Aim of the exercise = No pictures belong in the copy; return exactly the lines from the one with "Emit a web page" through the one with "const axisX = 646;", both ends included, and nothing else.

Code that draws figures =
+ + + +

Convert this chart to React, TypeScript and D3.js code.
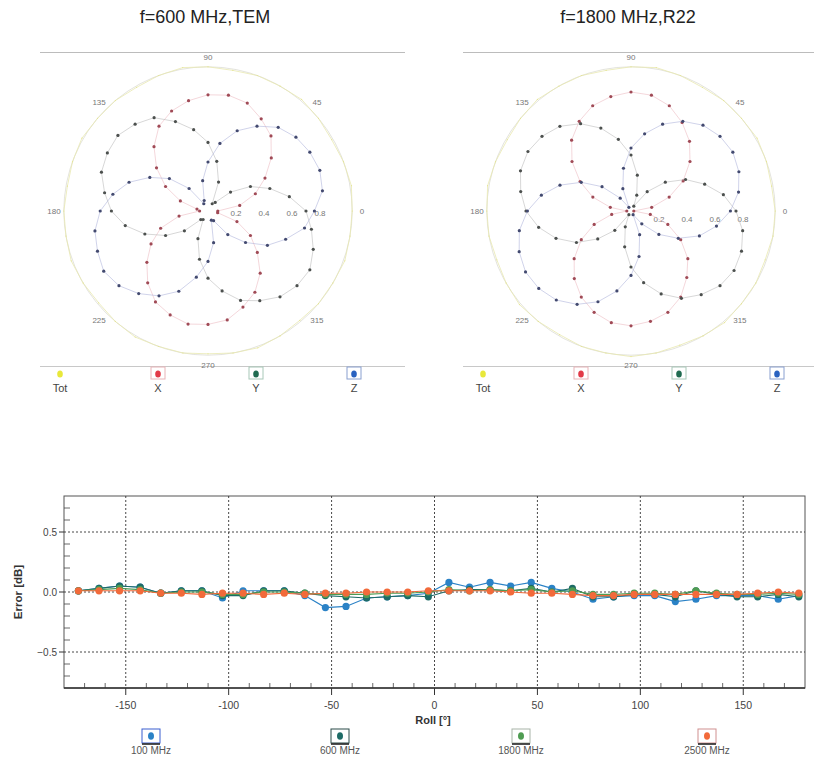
import React from "react";
import * as d3 from "d3";

// ---------- polar data (roll angle in degrees, normalised component amplitude) ----------
const polarAngles = [0,10,20,30,40,50,60,70,80,90,100,110,120,130,140,150,160,170,180,190,200,210,220,230,240,250,260,270,280,290,300,310,320,330,340,350];

const leftTot = [1.03,1.04,1.03,1.02,1.03,1.04,1.03,1.03,1.02,1.03,1.04,1.03,1.02,1.03,1.03,1.04,1.03,1.02,1.03,1.03,1.04,1.03,1.02,1.03,1.04,1.03,1.03,1.02,1.03,1.04,1.03,1.02,1.03,1.03,1.04,1.03];
const leftX = [0.07,0.23,0.36,0.47,0.59,0.70,0.76,0.82,0.84,0.83,0.80,0.76,0.70,0.60,0.48,0.35,0.21,0.08,0.06,0.21,0.36,0.47,0.57,0.67,0.75,0.79,0.82,0.81,0.79,0.73,0.67,0.58,0.46,0.35,0.22,0.07];
const leftY = [0.70,0.59,0.47,0.35,0.21,0.08,0.06,0.22,0.36,0.49,0.59,0.68,0.77,0.81,0.84,0.83,0.81,0.75,0.69,0.60,0.48,0.35,0.22,0.08,0.07,0.21,0.35,0.48,0.58,0.68,0.74,0.80,0.83,0.84,0.80,0.75];
const leftZ = [0.76,0.83,0.85,0.84,0.82,0.78,0.70,0.61,0.49,0.35,0.22,0.08,0.06,0.21,0.36,0.48,0.60,0.69,0.77,0.82,0.84,0.86,0.83,0.77,0.70,0.61,0.48,0.36,0.23,0.07,0.08,0.22,0.35,0.49,0.59,0.70];

const rightTot = [1.03,1.02,1.03,1.04,1.03,1.03,1.02,1.03,1.04,1.03,1.02,1.03,1.03,1.04,1.03,1.02,1.03,1.04,1.03,1.03,1.02,1.03,1.04,1.03,1.02,1.03,1.03,1.04,1.03,1.02,1.03,1.04,1.03,1.03,1.02,1.03];
const rightX = [0.02,0.15,0.29,0.43,0.55,0.65,0.73,0.80,0.84,0.85,0.83,0.80,0.74,0.66,0.55,0.42,0.29,0.15,0.03,0.14,0.28,0.41,0.53,0.63,0.71,0.77,0.81,0.82,0.80,0.77,0.71,0.62,0.53,0.41,0.28,0.14];
const rightY = [0.75,0.67,0.56,0.45,0.32,0.18,0.04,0.12,0.26,0.40,0.52,0.63,0.72,0.79,0.83,0.85,0.84,0.80,0.75,0.67,0.57,0.45,0.31,0.18,0.03,0.12,0.26,0.40,0.52,0.63,0.72,0.78,0.83,0.85,0.84,0.81];
const rightZ = [0.71,0.78,0.82,0.84,0.83,0.80,0.74,0.66,0.56,0.45,0.31,0.17,0.03,0.12,0.27,0.41,0.54,0.65,0.74,0.81,0.85,0.87,0.86,0.83,0.77,0.69,0.58,0.46,0.33,0.18,0.03,0.12,0.26,0.39,0.52,0.62];

const angleTickLabels = [0,45,90,135,180,225,270,315];
const radialTickLabels = [0.2,0.4,0.6,0.8];
const polarLegend = ["Tot","X","Y","Z"];

// ---------- roll error data ----------
const rollAngles = [-173,-163,-153,-143,-133,-123,-113,-103,-93,-83,-73,-63,-53,-43,-33,-23,-13,-3,7,17,27,37,47,57,67,77,87,97,107,117,127,137,147,157,167,177];
const err100 = [0.01,0.03,0.05,0.04,-0.01,0.01,0.01,-0.05,0.01,0.01,0.01,-0.03,-0.13,-0.12,-0.05,-0.04,-0.03,-0.01,0.08,0.04,0.08,0.05,0.08,0.03,0.0,-0.06,-0.04,-0.03,-0.03,-0.08,-0.06,-0.03,-0.03,-0.03,-0.06,-0.03];
const err600 = [0.01,0.03,0.05,0.04,-0.01,0.01,0.01,-0.03,-0.03,0.01,0.01,-0.01,-0.03,-0.04,-0.05,-0.04,-0.03,-0.04,0.01,0.02,0.02,0.01,0.03,0.0,0.03,-0.04,-0.04,-0.02,-0.02,-0.04,0.01,-0.02,-0.04,-0.04,-0.02,-0.04];
const err1800 = [0.01,0.02,0.03,0.02,-0.01,0.0,0.0,-0.02,-0.02,0.0,0.0,-0.01,-0.02,-0.02,-0.02,-0.01,-0.01,0.0,0.02,0.01,0.02,0.01,0.02,0.0,0.01,-0.02,-0.02,-0.01,-0.01,-0.02,0.01,-0.01,-0.02,-0.02,-0.01,-0.02];
const err2500 = [0.01,0.01,0.01,0.01,-0.01,-0.01,-0.02,-0.01,-0.01,-0.02,-0.01,-0.02,-0.01,-0.01,0.0,0.0,0.0,0.01,0.01,0.01,0.01,0.0,-0.01,-0.01,-0.02,-0.03,-0.03,-0.02,-0.02,-0.02,-0.02,-0.02,-0.02,-0.01,0.0,-0.01];
const rollLegend = ["100 MHz","600 MHz","1800 MHz","2500 MHz"];
const xTicks = [-150,-100,-50,0,50,100,150];
const yTicks = [-0.5,0,0.5];

const FONT = "Arial, 'Liberation Sans', sans-serif";

const polarStyles = [
  { line: "#e8e8b0", marker: "#e4e490", w: 0.8, mr: 0.6 },
  { line: "#ecbcc2", marker: "#a04a56", w: 0.6, mr: 1.6 },
  { line: "#bcbcbc", marker: "#4c504e", w: 0.6, mr: 1.6 },
  { line: "#b0b6dc", marker: "#434a70", w: 0.6, mr: 1.6 },
];
const legendDot = ["#e8e83a", "#e23a48", "#1f6b50", "#2a62c0"];
const legendBox = [null, "#e8b4b8", "#a8c8b8", "#8aa0d0"];

function Polar({ cx, cy, title, series, labelDy }: any) {
  const r = d3.scaleLinear().domain([0, 1]).range([0, 140]);
  const px = (a: number, v: number) => cx + r(v) * Math.cos((a * Math.PI) / 180);
  const py = (a: number, v: number) => cy - r(v) * Math.sin((a * Math.PI) / 180);
  const line = d3
    .line<number>()
    .x((v, i) => px(polarAngles[i], v))
    .y((v, i) => py(polarAngles[i], v))
    .curve(d3.curveLinearClosed);
  return (
    <g>
      <text x={cx - 3} y={23} textAnchor="middle" fontFamily={FONT} fontSize={18} fill="#222">{title}</text>
      <line x1={cx - 168} x2={cx + 197} y1={52.5} y2={52.5} stroke="#bcbcbc" strokeWidth={1.1} />
      <line x1={cx - 168} x2={cx + 197} y1={366.5} y2={366.5} stroke="#c8c8c8" strokeWidth={1.1} />
      <circle cx={cx} cy={cy} r={r(1.03)} fill="none" stroke="#dcdcd4" strokeWidth={0.8} />
      {angleTickLabels.map((a) => (
        <text key={a} x={px(a, 1.1)} y={py(a, 1.1) + 3} textAnchor="middle" fontFamily={FONT} fontSize={8} fill="#777">{a}</text>
      ))}
      {radialTickLabels.map((v) => (
        <text key={v} x={px(0, v)} y={cy + labelDy} textAnchor="middle" fontFamily={FONT} fontSize={8} fill="#777">{v}</text>
      ))}
      {series.map((s: number[], k: number) => (
        <g key={k}>
          <path d={line(s) || ""} fill="none" stroke={polarStyles[k].line} strokeWidth={polarStyles[k].w} />
          {s.map((v, i) => (
            <circle key={i} cx={px(polarAngles[i], v)} cy={py(polarAngles[i], v)} r={polarStyles[k].mr} fill={polarStyles[k].marker} />
          ))}
        </g>
      ))}
      {polarLegend.map((name, k) => {
        const lx = cx - 148 + k * 98;
        return (
          <g key={name}>
            {legendBox[k] && (
              <rect x={lx - 7} y={367} width={14} height={12} fill="#fff" stroke={legendBox[k] as string} strokeWidth={1} />
            )}
            <ellipse cx={lx} cy={374} rx={2.8} ry={3.6} fill={legendDot[k]} />
            <text x={lx} y={392} textAnchor="middle" fontFamily={FONT} fontSize={11} fill="#444">{name}</text>
          </g>
        );
      })}
    </g>
  );
}

const rollColors = ["#2b82c6", "#1e6b66", "#4f9c52", "#f26a3a"];
const rollBoxColors = ["#3a5ed0", "#2b4a48", "#a8b4a8", "#d09090"];

function RollChart() {
  const L = 64, R = 805, T = 496, B = 688;
  const x = d3.scaleLinear().domain([-180, 180]).range([L, R]);
  const y = d3.scaleLinear().domain([-0.8, 0.8]).range([B, T]);
  const series = [err100, err600, err1800, err2500];
  const line = d3
    .line<number>()
    .x((v, i) => x(rollAngles[i]))
    .y((v) => y(v));
  const minorX = d3.range(-170, 180, 10).filter((v) => v % 50 !== 0);
  const minorY = d3.range(-7, 8, 1).map((v) => v / 10).filter((v) => Math.abs(v % 0.5) > 0.01);
  const legendX = [151, 340, 521, 707];
  return (
    <g>
      <rect x={L} y={T} width={R - L} height={B - T} fill="#fff" stroke="#555" strokeWidth={1} />
      {xTicks.map((t) => (
        <line key={t} x1={x(t)} x2={x(t)} y1={T} y2={B} stroke="#333" strokeWidth={0.9} strokeDasharray="2,2" />
      ))}
      {yTicks.map((t) => (
        <line key={t} x1={L} x2={R} y1={y(t)} y2={y(t)} stroke="#333" strokeWidth={0.9} strokeDasharray="2,2" />
      ))}
      {minorX.map((t) => (
        <line key={t} x1={x(t)} x2={x(t)} y1={B} y2={B - 5} stroke="#444" strokeWidth={0.8} />
      ))}
      {minorY.map((t) => (
        <line key={t} x1={L} x2={L + 6} y1={y(t)} y2={y(t)} stroke="#444" strokeWidth={0.8} />
      ))}
      {xTicks.map((t) => (
        <g key={t}>
          <line x1={x(t)} x2={x(t)} y1={B} y2={B + 7} stroke="#333" strokeWidth={1} />
          <text x={x(t)} y={709} textAnchor="middle" fontFamily={FONT} fontSize={10.5} fill="#444">{t}</text>
        </g>
      ))}
      {yTicks.map((t) => (
        <g key={t}>
          <line x1={L - 5} x2={L} y1={y(t)} y2={y(t)} stroke="#333" strokeWidth={1} />
          <text x={L - 7} y={y(t) + 3.5} textAnchor="end" fontFamily={FONT} fontSize={10} fill="#444">{d3.format(".1f")(t)}</text>
        </g>
      ))}
      <line x1={L} x2={R} y1={B} y2={B} stroke="#333" strokeWidth={1.4} />
      {series.map((s, k) => (
        <g key={k}>
          <path d={line(s) || ""} fill="none" stroke={rollColors[k]} strokeWidth={1.1} />
          {s.map((v, i) => (
            <circle key={i} cx={x(rollAngles[i])} cy={y(v)} r={3.6} fill={rollColors[k]} />
          ))}
        </g>
      ))}
      <text x={433} y={724} textAnchor="middle" fontFamily={FONT} fontSize={11} fontWeight="bold" fill="#333">Roll [°]</text>
      <text transform={`translate(22,${(T + B) / 2}) rotate(-90)`} textAnchor="middle" fontFamily={FONT} fontSize={11.5} fontWeight="bold" fill="#333">Error [dB]</text>
      {rollLegend.map((name, k) => (
        <g key={name}>
          <rect x={legendX[k] - 9} y={729} width={18} height={14} fill="#fff" stroke={rollBoxColors[k]} strokeWidth={1} />
          <line x1={legendX[k] - 9} x2={legendX[k] + 9} y1={744} y2={744} stroke="#222" strokeWidth={1.6} />
          <ellipse cx={legendX[k]} cy={736} rx={3} ry={3.8} fill={rollColors[k]} />
          <text x={legendX[k]} y={754} textAnchor="middle" fontFamily={FONT} fontSize={10} fill="#555">{name}</text>
        </g>
      ))}
    </g>
  );
}

export default function App() {
  return (
    <svg width={814} height={762} style={{ position: "absolute", left: 0, top: 0, background: "#fff" }}>
      <rect width={814} height={762} fill="#fff" />
      <Polar cx={208} cy={211} title="f=600 MHz,TEM" series={[leftTot, leftX, leftY, leftZ]} labelDy={5} />
      <Polar cx={631} cy={211} title="f=1800 MHz,R22" series={[rightTot, rightX, rightY, rightZ]} labelDy={11} />
      <RollChart />
    </svg>
  );
}
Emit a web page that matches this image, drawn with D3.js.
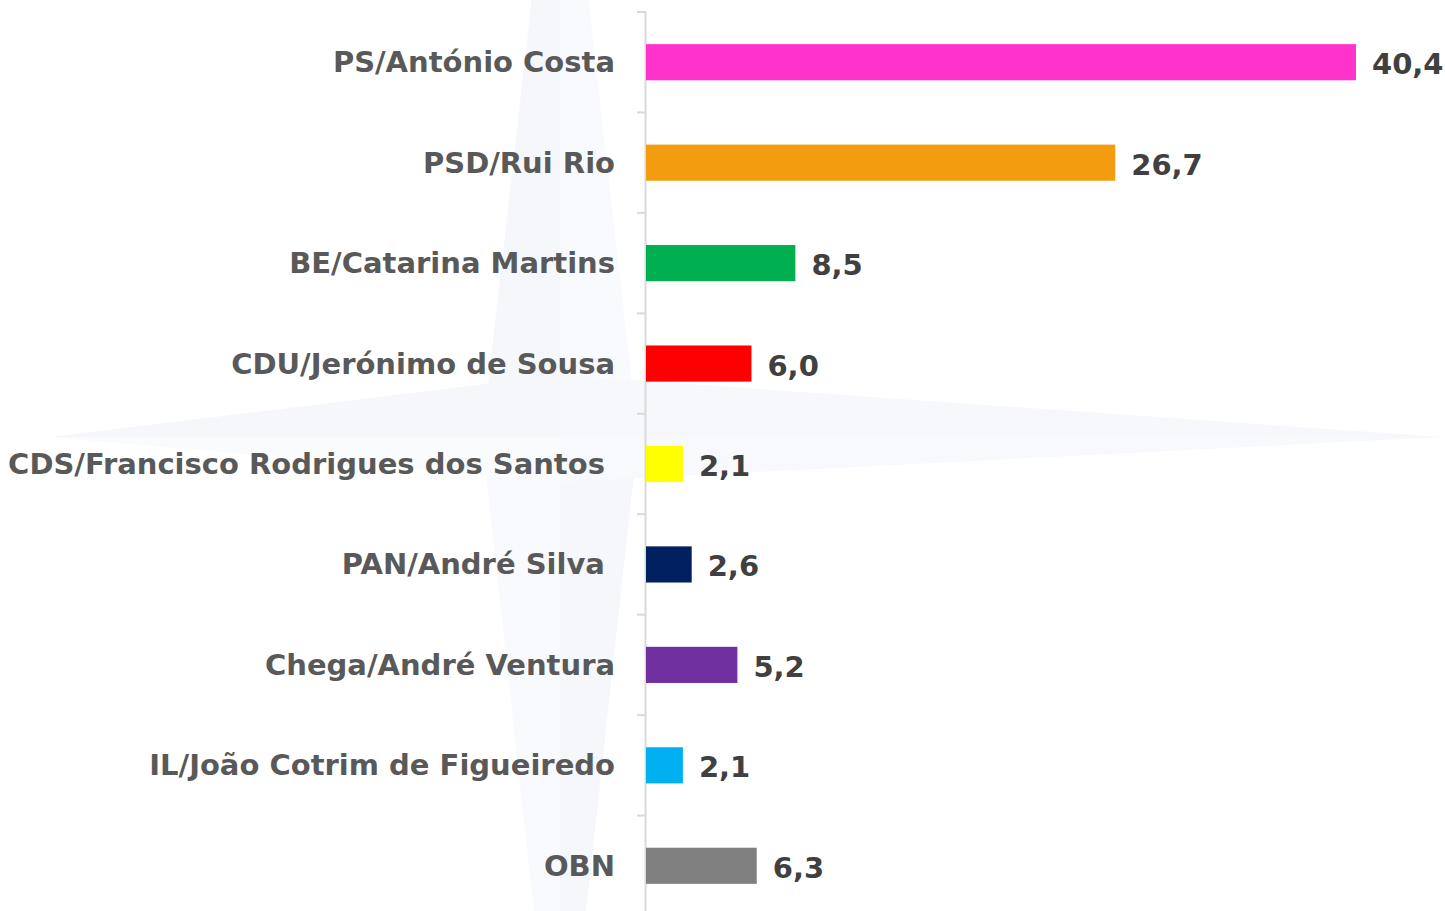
<!DOCTYPE html>
<html>
<head>
<meta charset="utf-8">
<script src="https://cdn.jsdelivr.net/npm/d3@7"></script>
<style>
  html, body { margin: 0; padding: 0; background: #fff; }
  svg { display: block; }
  text { font-family: "DejaVu Sans", Verdana, sans-serif; font-weight: bold; white-space: pre; }
</style>
</head>
<body>
<div id="chart"></div>
<script>
// data
const parties = [
  "PS/António Costa",
  "PSD/Rui Rio",
  "BE/Catarina Martins",
  "CDU/Jerónimo de Sousa",
  "CDS/Francisco Rodrigues dos Santos ",
  "PAN/André Silva ",
  "Chega/André Ventura",
  "IL/João Cotrim de Figueiredo",
  "OBN"
];
const values = [40.4, 26.7, 8.5, 6.0, 2.1, 2.6, 5.2, 2.1, 6.3];
const barColors = ["#ff33cc", "#f39c0f", "#00b050", "#ff0000", "#ffff00", "#002060", "#7030a0", "#00b0f0", "#808080"];

const W = 1445, H = 911;
const axisX = 646;

const svg = d3.select("#chart").append("svg")
    .attr("width", W)
    .attr("height", H);

// faint compass-star watermark behind the chart
const wm = svg.append("g").attr("class", "watermark");
const cx = 560, cy = 437;
const star = [
  // vertical arm halves
  { pts: [[cx, -250], [cx - 78, cy], [cx, cy]], fill: "#f5f7fb" },
  { pts: [[cx, -250], [cx + 78, cy], [cx, cy]], fill: "#f9fafd" },
  { pts: [[cx, 1150], [cx - 78, cy], [cx, cy]], fill: "#f9fafd" },
  { pts: [[cx, 1150], [cx + 78, cy], [cx, cy]], fill: "#f5f7fb" },
  // horizontal arm halves
  { pts: [[50, cy], [cx, cy - 62], [cx, cy]], fill: "#f5f7fb" },
  { pts: [[50, cy], [cx, cy + 45], [cx, cy]], fill: "#fafbfd" },
  { pts: [[1442, cy], [cx, cy - 62], [cx, cy]], fill: "#f6f8fb" },
  { pts: [[1442, cy], [cx, cy + 45], [cx, cy]], fill: "#f8f9fc" }
];
wm.selectAll("polygon").data(star).enter().append("polygon")
    .attr("points", d => d.pts.map(p => p.join(",")).join(" "))
    .attr("fill", d => d.fill);

const x = d3.scaleLinear().domain([0, 40.4]).range([axisX, 1356]);
const y = d3.scaleBand().domain(parties).range([12, 916]).paddingInner(0.64).paddingOuter(0.32);
const step = y.step();

// axis line and category separators
svg.append("line")
    .attr("x1", axisX - 0.5).attr("x2", axisX - 0.5)
    .attr("y1", 12).attr("y2", H)
    .attr("stroke", "#d9d9d9").attr("stroke-width", 2);

svg.selectAll("line.sep")
    .data(parties).enter().append("line")
    .attr("class", "sep")
    .attr("x1", axisX - 9).attr("x2", axisX)
    .attr("y1", d => y(d) - step * 0.32)
    .attr("y2", d => y(d) - step * 0.32)
    .attr("stroke", "#d9d9d9").attr("stroke-width", 2);

// bars
svg.selectAll("rect.bar")
    .data(parties).enter().append("rect")
    .attr("class", "bar")
    .attr("x", axisX)
    .attr("y", d => y(d))
    .attr("width", (d, i) => x(values[i]) - axisX)
    .attr("height", y.bandwidth())
    .attr("fill", (d, i) => barColors[i]);

// category labels
svg.selectAll("text.cat")
    .data(parties).enter().append("text")
    .attr("class", "cat")
    .attr("x", 615)
    .attr("y", d => y(d) + y.bandwidth() / 2)
    .attr("text-anchor", "end")
    .attr("dominant-baseline", "central")
    .style("font-size", "29px")
    .style("fill", "#595959")
    .text(d => d);

// value labels
svg.selectAll("text.val")
    .data(parties).enter().append("text")
    .attr("class", "val")
    .attr("x", (d, i) => x(values[i]) + 16)
    .attr("y", d => y(d) + y.bandwidth() / 2 + 2)
    .attr("dominant-baseline", "central")
    .style("font-size", "29px")
    .style("fill", "#404040")
    .text((d, i) => values[i].toFixed(1).replace(".", ","));
</script>
</body>
</html>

+ + + +

Full solution =
Emit a web page that matches this image, drawn with D3.js.
<!DOCTYPE html>
<html>
<head>
<meta charset="utf-8">
<script src="https://cdn.jsdelivr.net/npm/d3@7"></script>
<style>
  html, body { margin: 0; padding: 0; background: #fff; }
  svg { display: block; }
  text { font-family: "DejaVu Sans", Verdana, sans-serif; font-weight: bold; white-space: pre; }
</style>
</head>
<body>
<div id="chart"></div>
<script>
// data
const parties = [
  "PS/António Costa",
  "PSD/Rui Rio",
  "BE/Catarina Martins",
  "CDU/Jerónimo de Sousa",
  "CDS/Francisco Rodrigues dos Santos ",
  "PAN/André Silva ",
  "Chega/André Ventura",
  "IL/João Cotrim de Figueiredo",
  "OBN"
];
const values = [40.4, 26.7, 8.5, 6.0, 2.1, 2.6, 5.2, 2.1, 6.3];
const barColors = ["#ff33cc", "#f39c0f", "#00b050", "#ff0000", "#ffff00", "#002060", "#7030a0", "#00b0f0", "#808080"];

const W = 1445, H = 911;
const axisX = 646;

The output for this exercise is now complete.